Senza volerci addentrare in discorsi sociologici e pedagogici, ognuno di noi alla fine cerca di comprendere il gesto, sia pur delinquenziale, riconducendolo magari ad un bisogno, ad una povertà dilagante, alla mancanza di una realizzazione attraverso l’inserimento nel mondo del lavoro. C’è la necessità di comprendere il perché, di sapere dove riposizionare i paletti, perché anche la logica di uno che si comporta in modo diverso dalla massa, possa avere una sua “etica”, per quanto nalorda, ma che lo possa guidare nel suo modus operandi.
Poi, all’improvviso, conosci, attraverso i notiziari locali, la storia di Ettore, barbiere che attraverso il suo lavoro nella sua bottega in via Arpaia, ha saputo socializzare con il quartiere, ha conosciuto più generazioni tra un taglio e una sbarbata; non capisci subito, cerchi di conoscere meglio la sua storia perchè non vuoi crederci, non puoi crederci.

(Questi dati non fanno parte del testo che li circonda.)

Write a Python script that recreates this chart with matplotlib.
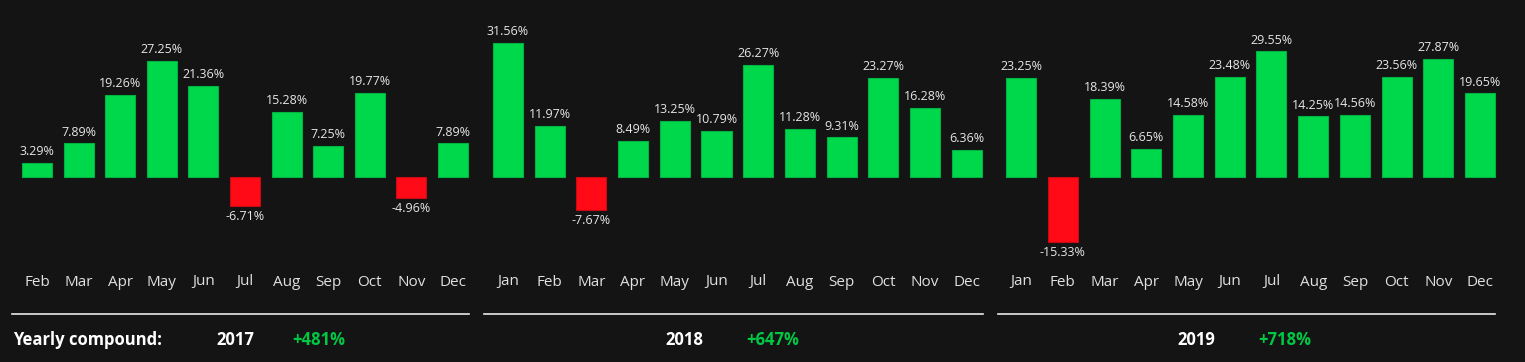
import matplotlib
matplotlib.use("Agg")
import matplotlib.pyplot as plt
from matplotlib.lines import Line2D

months_2017 = ["Feb", "Mar", "Apr", "May", "Jun", "Jul", "Aug", "Sep", "Oct", "Nov", "Dec"]
values_2017 = [3.29, 7.89, 19.26, 27.25, 21.36, -6.71, 15.28, 7.25, 19.77, -4.96, 7.89]
months_2018 = ["Jan", "Feb", "Mar", "Apr", "May", "Jun", "Jul", "Aug", "Sep", "Oct", "Nov", "Dec"]
values_2018 = [31.56, 11.97, -7.67, 8.49, 13.25, 10.79, 26.27, 11.28, 9.31, 23.27, 16.28, 6.36]
months_2019 = ["Jan", "Feb", "Mar", "Apr", "May", "Jun", "Jul", "Aug", "Sep", "Oct", "Nov", "Dec"]
values_2019 = [23.25, -15.33, 18.39, 6.65, 14.58, 23.48, 29.55, 14.25, 14.56, 23.56, 27.87, 19.65]
years = ["2017", "2018", "2019"]
compound = ["+481%", "+647%", "+718%"]

BG = "#141414"
GREEN = "#00d84c"
RED = "#ff0a16"
TEXT_GREEN = "#00c843"

W, H = 1525, 362
fig = plt.figure(figsize=(W / 100, H / 100), dpi=100, facecolor=BG)
FONT = ["Open Sans", "DejaVu Sans"]

# panel pixel extents (left, right)
panels = [
    (months_2017, values_2017, 16.2, 473.8),
    (months_2018, values_2018, 487.0, 987.7),
    (months_2019, values_2019, 1000.2, 1501.0),
]
top_px, bot_px, zero_px, ppu = 20, 262, 177, 4.25
ymax = (zero_px - top_px) / ppu
ymin = -(bot_px - zero_px) / ppu

for months, vals, lpx, rpx in panels:
    ax = fig.add_axes([lpx / W, 1 - bot_px / H, (rpx - lpx) / W, (bot_px - top_px) / H])
    ax.set_facecolor(BG)
    x = list(range(len(months)))
    colors = [GREEN if v >= 0 else RED for v in vals]
    edges = ["#00b23f" if v >= 0 else "#c80a12" for v in vals]
    ax.bar(x, vals, width=0.72, color=colors, edgecolor=edges, linewidth=0.8)
    ax.set_xlim(-0.5, len(months) - 0.5)
    ax.set_ylim(ymin, ymax)
    for xi, v in zip(x, vals):
        if v >= 0:
            ax.annotate(f"{v:.2f}%", (xi, v), xytext=(0, 3.5), textcoords="offset points",
                        ha="center", va="bottom", color="#e6e6e6", fontsize=9, family=FONT)
        else:
            ax.annotate(f"{v:.2f}%", (xi, v), xytext=(0, -3), textcoords="offset points",
                        ha="center", va="top", color="#e6e6e6", fontsize=9, family=FONT)
    ax.set_xticks(x)
    ax.set_xticklabels(months, color="#e0e0e0", fontsize=11, family=FONT)
    ax.tick_params(axis="x", length=0, pad=9)
    ax.set_yticks([])
    for s in ax.spines.values():
        s.set_visible(False)

# separator lines
for l, r in [(12, 469), (484, 983), (998, 1495)]:
    fig.add_artist(Line2D([l / W, r / W], [1 - 314 / H, 1 - 314 / H], color="#e8e8e8", lw=1.2))

ty = 1 - 340 / H
fig.text(13 / W, ty, "Yearly compound:", color="white", fontsize=12, fontweight="bold",
         family=FONT, va="center", ha="left")
year_x = [235, 684, 1196]
comp_x = [319, 773, 1285]
for y, c, yx, cx in zip(years, compound, year_x, comp_x):
    fig.text(yx / W, ty, y, color="white", fontsize=12, fontweight="bold", family=FONT,
             va="center", ha="center")
    fig.text(cx / W, ty, c, color=TEXT_GREEN, fontsize=12, fontweight="bold", family=FONT,
             va="center", ha="center")

fig.savefig("out.png", dpi=100, facecolor=BG)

Ed invece è proprio così: Ettore ha subito il furto degli arnesi di lavoro e delle poltrone che gli davano la possibilità di fare onestamente il suo lavoro. A quel punto cadono anche tutti i discorsi sociologici, non puoi ricondurre tutto alla mancanza di denaro, alla impossibilità di trovare un lavoro perché al danno subito da Ettore non corrisponde il vantaggio di qualcun’altro. È una vicenda irrazionale, impossibile da comprendere.
Non vogliamo arrenderci a considerare che questa è diventata Foggia. Vogliamo credere che sia stata l’azione di qualche buontempone, uno scherzo di cattivo gusto. Solo così potremmo continuare a sperare in un futuro in questa città. Diversamente dovremmo chiudere tutto e andar via.